Audience Adjustment
The Columbia Journalism Review has published an interesting essay by David Cay Johnston called “Attitude Adjustment.” It’s about how the internet is good for journalism. The essay is worth your time.
Johnston focuses mostly on consumer news. The theory that supports his idea, however, is useful in understanding what has gone wrong in political reporting and how to make it better (i.e. make political reporting fit the primary purpose of journalism: to give people the information they need to be free and self-governing). Here it is:
But the larger trick here is a change in perspective about what is news, a move to frame it more in terms of audiences than sources. When you examine the way newspapers tend to frame some stories, it prompts questions about what audience is being addressed, and whether the way the news is written builds audiences or, by appealing primarily to narrow interests, shrinks them.

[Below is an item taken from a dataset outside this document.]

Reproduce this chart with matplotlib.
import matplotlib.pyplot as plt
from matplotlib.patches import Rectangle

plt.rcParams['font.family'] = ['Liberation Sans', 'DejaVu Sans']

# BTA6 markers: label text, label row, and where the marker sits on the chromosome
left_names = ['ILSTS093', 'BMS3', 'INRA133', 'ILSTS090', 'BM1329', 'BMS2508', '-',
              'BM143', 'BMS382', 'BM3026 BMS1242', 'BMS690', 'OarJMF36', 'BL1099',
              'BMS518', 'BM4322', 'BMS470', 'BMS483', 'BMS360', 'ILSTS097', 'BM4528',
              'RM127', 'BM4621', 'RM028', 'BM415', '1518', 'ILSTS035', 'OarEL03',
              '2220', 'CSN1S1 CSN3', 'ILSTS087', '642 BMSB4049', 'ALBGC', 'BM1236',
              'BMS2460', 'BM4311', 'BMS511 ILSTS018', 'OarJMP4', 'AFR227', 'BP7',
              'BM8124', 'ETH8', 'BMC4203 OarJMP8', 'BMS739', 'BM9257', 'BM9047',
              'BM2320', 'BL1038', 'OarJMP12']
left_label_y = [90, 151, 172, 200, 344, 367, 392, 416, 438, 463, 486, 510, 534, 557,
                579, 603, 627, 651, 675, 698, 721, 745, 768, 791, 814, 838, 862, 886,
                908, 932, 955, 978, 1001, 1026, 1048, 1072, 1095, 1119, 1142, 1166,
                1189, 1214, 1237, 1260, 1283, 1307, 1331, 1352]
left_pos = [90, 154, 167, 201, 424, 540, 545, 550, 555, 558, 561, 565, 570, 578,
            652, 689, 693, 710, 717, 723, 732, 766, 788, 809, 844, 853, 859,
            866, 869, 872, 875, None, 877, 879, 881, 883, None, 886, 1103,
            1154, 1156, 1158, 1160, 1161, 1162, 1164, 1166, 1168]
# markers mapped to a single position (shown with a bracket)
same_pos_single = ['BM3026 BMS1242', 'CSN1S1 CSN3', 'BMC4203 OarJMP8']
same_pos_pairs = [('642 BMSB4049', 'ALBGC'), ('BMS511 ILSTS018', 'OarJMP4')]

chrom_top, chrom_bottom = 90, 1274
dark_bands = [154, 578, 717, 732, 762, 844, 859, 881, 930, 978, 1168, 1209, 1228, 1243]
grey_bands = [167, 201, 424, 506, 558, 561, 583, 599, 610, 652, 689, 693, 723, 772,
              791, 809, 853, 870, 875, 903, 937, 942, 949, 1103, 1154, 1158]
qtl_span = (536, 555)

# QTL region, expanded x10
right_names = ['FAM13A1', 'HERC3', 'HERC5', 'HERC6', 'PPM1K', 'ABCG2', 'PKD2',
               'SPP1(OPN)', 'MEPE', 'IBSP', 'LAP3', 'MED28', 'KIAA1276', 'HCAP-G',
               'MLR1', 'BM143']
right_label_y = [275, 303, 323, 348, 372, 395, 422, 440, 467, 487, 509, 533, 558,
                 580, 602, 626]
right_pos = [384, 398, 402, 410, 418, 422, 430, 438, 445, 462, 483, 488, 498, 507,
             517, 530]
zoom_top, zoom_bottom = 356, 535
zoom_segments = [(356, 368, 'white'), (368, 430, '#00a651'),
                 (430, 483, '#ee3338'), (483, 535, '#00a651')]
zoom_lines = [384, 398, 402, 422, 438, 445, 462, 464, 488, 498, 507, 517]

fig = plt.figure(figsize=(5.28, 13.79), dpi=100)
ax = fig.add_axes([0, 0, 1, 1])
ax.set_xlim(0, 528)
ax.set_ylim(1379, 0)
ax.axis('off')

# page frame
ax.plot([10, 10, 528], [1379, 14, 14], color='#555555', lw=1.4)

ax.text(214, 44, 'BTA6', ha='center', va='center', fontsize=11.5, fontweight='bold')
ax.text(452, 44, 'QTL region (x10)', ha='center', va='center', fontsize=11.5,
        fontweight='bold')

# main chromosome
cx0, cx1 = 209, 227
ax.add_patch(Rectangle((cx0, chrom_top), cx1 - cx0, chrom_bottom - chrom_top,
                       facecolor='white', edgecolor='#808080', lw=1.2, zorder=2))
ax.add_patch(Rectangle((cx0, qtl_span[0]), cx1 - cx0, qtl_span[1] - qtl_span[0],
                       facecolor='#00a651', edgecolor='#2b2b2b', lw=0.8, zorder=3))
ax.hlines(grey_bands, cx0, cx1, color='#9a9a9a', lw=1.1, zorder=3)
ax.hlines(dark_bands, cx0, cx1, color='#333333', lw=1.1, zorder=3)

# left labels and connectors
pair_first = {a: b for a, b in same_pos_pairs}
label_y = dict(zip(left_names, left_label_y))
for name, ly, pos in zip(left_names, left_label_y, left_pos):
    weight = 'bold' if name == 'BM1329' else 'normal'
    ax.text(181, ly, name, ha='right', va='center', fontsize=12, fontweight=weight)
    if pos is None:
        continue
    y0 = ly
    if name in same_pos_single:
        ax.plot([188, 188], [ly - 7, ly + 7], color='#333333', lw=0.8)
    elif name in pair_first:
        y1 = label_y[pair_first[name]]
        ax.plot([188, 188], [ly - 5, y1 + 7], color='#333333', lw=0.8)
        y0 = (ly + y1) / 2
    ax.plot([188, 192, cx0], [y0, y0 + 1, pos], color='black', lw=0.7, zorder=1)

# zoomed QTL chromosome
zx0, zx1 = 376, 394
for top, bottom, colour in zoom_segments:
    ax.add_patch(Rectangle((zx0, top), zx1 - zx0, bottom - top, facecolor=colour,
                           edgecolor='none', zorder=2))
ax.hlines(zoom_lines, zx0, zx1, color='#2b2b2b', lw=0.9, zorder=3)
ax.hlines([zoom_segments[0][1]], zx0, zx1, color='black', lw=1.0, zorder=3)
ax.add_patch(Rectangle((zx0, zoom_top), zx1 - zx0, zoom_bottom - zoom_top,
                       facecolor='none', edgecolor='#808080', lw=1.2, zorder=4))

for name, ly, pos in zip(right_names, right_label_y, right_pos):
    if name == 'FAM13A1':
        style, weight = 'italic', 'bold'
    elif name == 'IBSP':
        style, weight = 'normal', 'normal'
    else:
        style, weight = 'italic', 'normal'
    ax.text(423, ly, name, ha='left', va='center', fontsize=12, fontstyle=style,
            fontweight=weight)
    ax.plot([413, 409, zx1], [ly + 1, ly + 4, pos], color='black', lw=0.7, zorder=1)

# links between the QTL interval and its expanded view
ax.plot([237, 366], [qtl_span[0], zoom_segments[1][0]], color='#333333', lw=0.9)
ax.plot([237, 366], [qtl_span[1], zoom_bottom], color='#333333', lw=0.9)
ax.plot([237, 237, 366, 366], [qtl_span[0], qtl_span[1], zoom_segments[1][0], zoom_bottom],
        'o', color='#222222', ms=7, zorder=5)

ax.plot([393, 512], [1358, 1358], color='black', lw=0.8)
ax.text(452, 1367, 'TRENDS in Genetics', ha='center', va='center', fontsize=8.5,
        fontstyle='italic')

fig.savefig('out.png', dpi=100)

Exactly. The audience for political reporting is not citizens. How could it be? There’s very little in “horse-race” or “inside baseball” reporting that citizens can put to use in making political decisions. The audience for such reporting is people inside the process, i.e. journalists and politicians.
I have a solution. Been talking about it for a long time now. And it fits Johnston’s idea: Tell a different story; tell the story of citizens’ experiences with governance.

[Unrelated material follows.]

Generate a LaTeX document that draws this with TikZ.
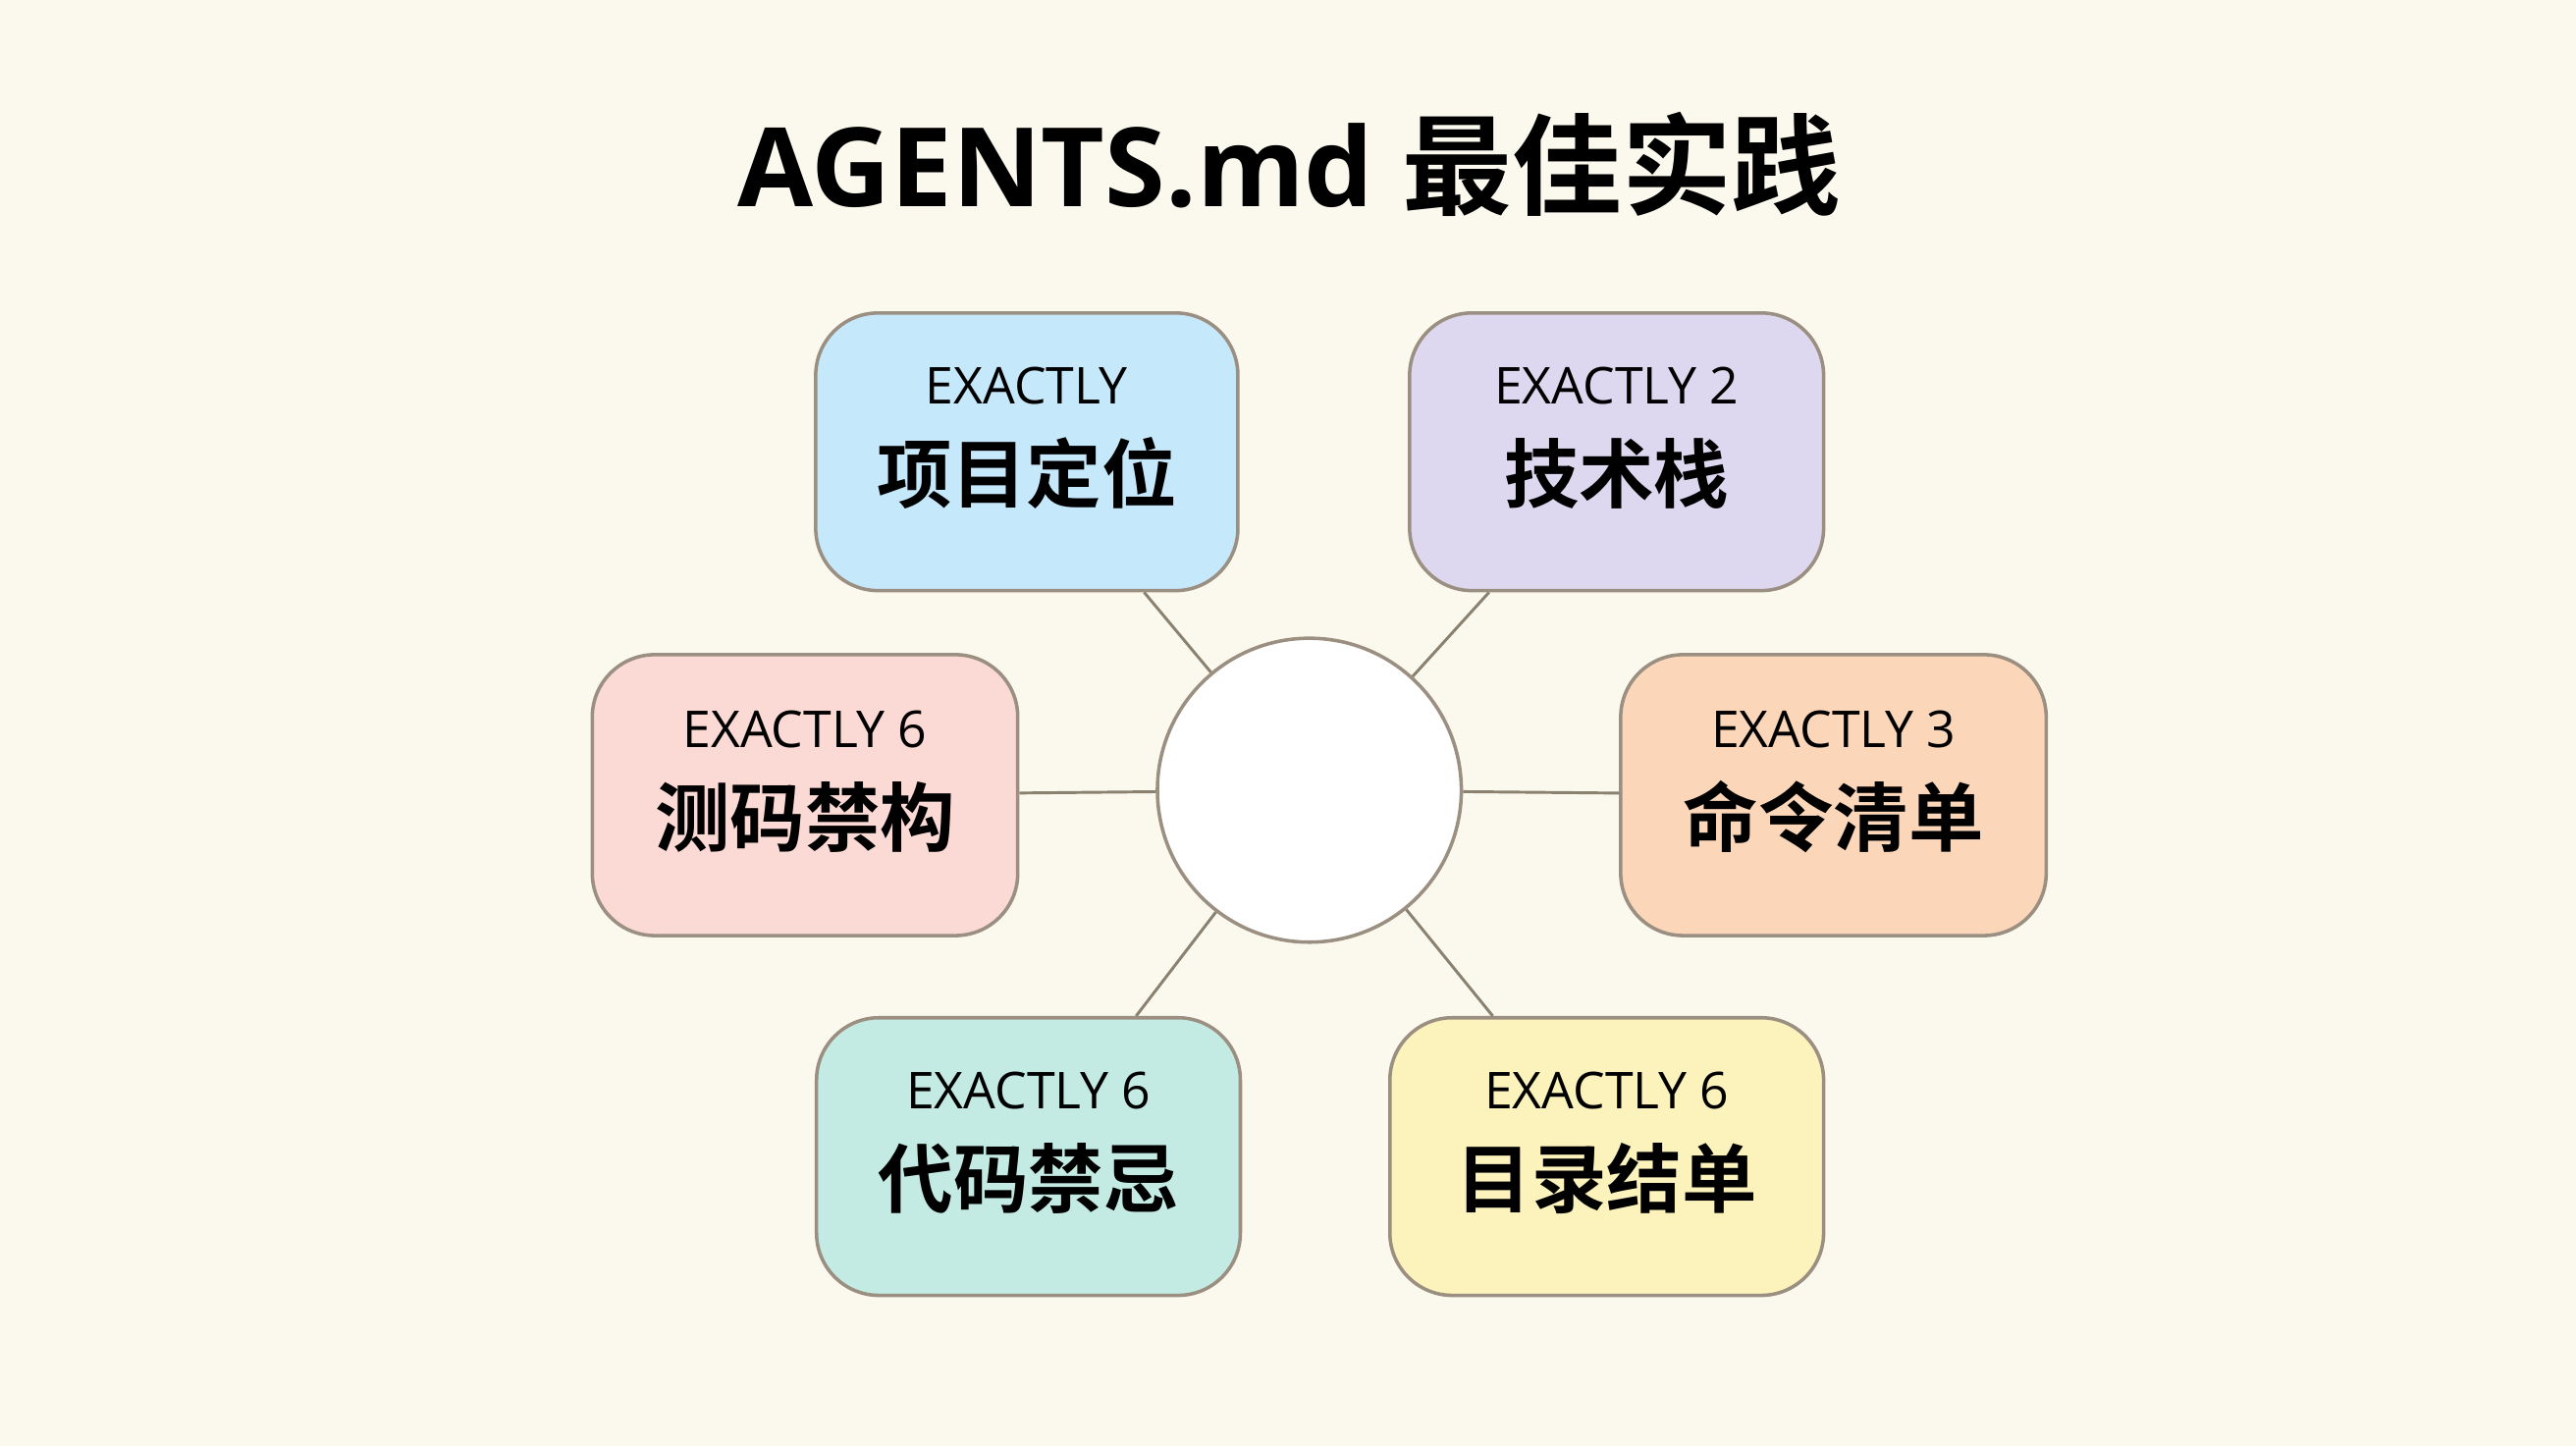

Part of the problem here is that journalism has done a poor job of developing audiences (yes, plural). No one seemed to notice the problem until the internet exposed the faulty thinking: There is no such thing as a “general” audience.
In the epistemology of the old MSM, sources are the “knowers”–the ones who say what reality is. Journalists are then conduits of sources’ knowing. The internet has taught people to talk back, taught them to expect to talk back, taught them to fight for what they know. So a whole new crop of knowers is showing up to the media party. And if they don’t see themselves in the products of the MSM, then they aren’t going to buy the products of the MSM.
Tags: journalism, rhetoric, politics











The homogenizing of the audience goes hand-in-hand with the homogeneous community of A-word journalists.
It’s incredibly simplistic (and easy!) to uderstand/define your journalistic role as a straight line between two points. Even easier when the line only points in one direction.
Tim… I was talking to my into students today about audience. Most of them are already content providers of some kind on the internet. They get it.
Andy, I don’t doubt your students get it and were it up to me your course would be required for all students.
But I don’t see journalism schools getting it nor curmudgeons sucking the life out of newsrooms.
Tim… Well, the battle is surely uphill. Change is happening.